The causes of that repression are examined in The First Book of Urizen. The wordUrizen suggests "your reason" and also "horizon." He represents that part of the mind that constantly defines and limits human thought and action. In the frontispiece to the poem he is pictured as an aged man hunched over a massive book writing with both hands in other books. Behind him stand the tablets of the ten commandments, and Urizen is surely writing other "thou shalt nots" for others to follow. His twisted anatomical position shows the perversity of what should be the "human form divine."
The poem traces the birth of Urizen as a separate part of the human mind. He broods upon himself and comes to insist on laws for all to follow:
"One command, one joy, one desire
One curse, one weight, one measure,
One King, one God, one Law."
Urizen's repressive laws bring only further chaos and destruction. Like Milton's hell, Urizen's world is filled with the contradictions of darkness and fire: "no light from the fires." The lawgiver can only produce destruction, not understanding. Appalled by the chaos he himself created, Urizen fashions a world apart.
The process of separation continues as the character of Los is divided from Urizen. Los, the "Eternal Prophet," represents another power of the human mind. Los forges the creative aspects of the mind into works of art. Like Urizen he is a limiter, but the limitations he creates are productive and necessary. In the poem Los forms "nets and gins" to bring an end to Urizen's continual chaotic separation.
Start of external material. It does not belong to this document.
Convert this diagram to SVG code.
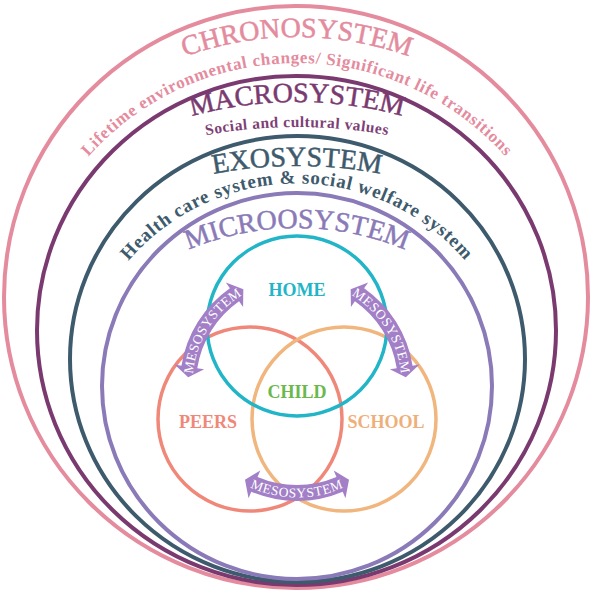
<svg xmlns="http://www.w3.org/2000/svg" width="593" height="594" viewBox="0 0 593 594">
<style>
  text { font-family: "Liberation Serif", "Times New Roman", serif; }
  .ring { fill: none; stroke-width: 4; }
  .inner { fill: none; stroke-width: 3.5; }
  .title { font-size: 28px; text-anchor: middle; stroke-width: 0.5px; }
  .sub { font-weight: bold; text-anchor: middle; }
  .label { font-size: 18px; font-weight: bold; text-anchor: middle; }
  .meso { fill: #a27fc6; }
  .mesotext { fill: #ffffff; font-size: 13.5px; letter-spacing: 0.6px; text-anchor: middle; }
</style>
<defs>
  <path id="pChrono" d="M -33 367 A 330 330 0 0 1 627 367"/>
  <path id="pLife" d="M 18 342 A 279 279 0 0 1 576 342"/>
  <path id="pMacro" d="M -103 502 A 400 400 0 0 1 697 502"/>
  <path id="pSocial" d="M -213 637 A 510 510 0 0 1 807 637"/>
  <path id="pExo" d="M -153 616 A 450 450 0 0 1 747 616"/>
  <path id="pHealth" d="M 75 405.5 A 222 222 0 0 1 519 405.5"/>
  <path id="pMicro" d="M 17 508 A 280 280 0 0 1 577 508"/>
  <path id="mesoShape" d="M 342.71 491.70 A 117 117 0 0 1 251.29 491.70 L 248.55 498.14 L 244.99 479.79 L 260.27 470.53 L 257.54 476.97 A 101 101 0 0 0 336.46 476.97 L 333.73 470.53 L 349.01 479.79 L 345.45 498.14 Z"/>
  <path id="mesoOut" d="M 346.06 476.26 A 104.5 104.5 0 0 1 247.94 476.26"/>
  <path id="mesoIn" d="M 243.71 484.21 A 113.5 113.5 0 0 0 350.29 484.21"/>
</defs>

<g id="chronosystem">
  <ellipse class="ring" cx="296" cy="297" rx="292" ry="291" stroke="#e48b9e"/>
  <text class="title" fill="#e48b9e" stroke="#e48b9e"><textPath href="#pChrono" startOffset="50%">CHRONOSYSTEM</textPath></text>
  <text class="sub" fill="#e48b9e" font-size="17" letter-spacing="0.7"><textPath href="#pLife" startOffset="50%">Lifetime environmental changes/ Significant life transitions</textPath></text>
</g>

<g id="macrosystem">
  <ellipse class="ring" cx="296.5" cy="330.5" rx="259.5" ry="254.5" stroke="#7a3a70"/>
  <text class="title" fill="#7a3a70" stroke="#7a3a70" font-size="27"><textPath href="#pMacro" startOffset="50%">MACROSYSTEM</textPath></text>
  <text class="sub" fill="#7e3f76" font-size="15.5" letter-spacing="0.5"><textPath href="#pSocial" startOffset="50%">Social and cultural values</textPath></text>
</g>

<g id="exosystem">
  <ellipse class="ring" cx="297.5" cy="359" rx="227.5" ry="223" stroke="#3e5a6d"/>
  <text class="title" fill="#3e5a6d" stroke="#3e5a6d" font-size="27"><textPath href="#pExo" startOffset="50%">EXOSYSTEM</textPath></text>
  <text class="sub" fill="#3e5a6d" font-size="19" letter-spacing="0.8"><textPath href="#pHealth" startOffset="50%">Health care system &amp; social welfare system</textPath></text>
</g>

<g id="microsystem">
  <ellipse class="ring" cx="297" cy="386" rx="195" ry="193" stroke="#8a7ab8"/>
  <text class="title" fill="#8a7ab8" stroke="#8a7ab8" font-size="26.5"><textPath href="#pMicro" startOffset="50%">MICROOSYSTEM</textPath></text>
</g>

<g id="peers">
  <circle class="inner" cx="250" cy="419" r="92" stroke="#f0887a"/>
  <text class="label" x="208" y="428" fill="#f0887a">PEERS</text>
</g>

<g id="school">
  <circle class="inner" cx="344" cy="419" r="92" stroke="#f0b67e"/>
  <text class="label" x="386" y="428" fill="#eeb07a">SCHOOL</text>
</g>

<g id="home">
  <circle class="inner" cx="297" cy="326" r="90" stroke="#21b5c7"/>
  <text class="label" x="297" y="296" fill="#21b5c7">HOME</text>
</g>

<g id="child">
  <text class="label" x="297" y="398" fill="#6bb84d">CHILD</text>
</g>

<g id="connectors">
  <g id="meso-peers-school">
    <use href="#mesoShape" class="meso"/>
    <text class="mesotext"><textPath href="#mesoIn" startOffset="50%">MESOSYSTEM</textPath></text>
  </g>
  <g id="meso-home-peers" transform="rotate(122 297 384)">
    <use href="#mesoShape" class="meso"/>
    <text class="mesotext"><textPath href="#mesoOut" startOffset="50%">MESOSYSTEM</textPath></text>
  </g>
  <g id="meso-home-school" transform="rotate(238 297 384)">
    <use href="#mesoShape" class="meso"/>
    <text class="mesotext"><textPath href="#mesoOut" startOffset="50%">MESOSYSTEM</textPath></text>
  </g>
</g>
</svg>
Los is horrified by the figure of the bound Urizen and is separated by his pity, "for Pity divides the Soul." Los undergoes a separation into a male and female form. His female form is called Enitharmon, and her creation is viewed with horror:
Eternity shudder'd when they saw
Man begetting his likeness
On his own divided image.
This separation into separate sexual identities is yet another sign of man's fall. The "Eternals" contain both male and female forms within themselves, but man is divided and weak.
Enitharmon gives birth to the fiery Orc, whose violent birth gives some hope for radical change in a fallen world, but Orc is bound in chains by Los, now a victim of jealousy. Enitharmon bears an "enormous race," but it is a race of men and women who are weak and divided and who have lost sight of eternity.
Urizen explores the fallen world, spreading his "Net of Religion" over the cities of men:
And their children wept, & built
Tombs in the desolate places,
And form'd laws of prudence, and call'd them
The eternal laws of God.
In his fallen state man has limited senses and fails to perceive the infinite. Divided from God and caught by the narrow traps of religion, he sees God only as a crude lawgiver who must be obeyed.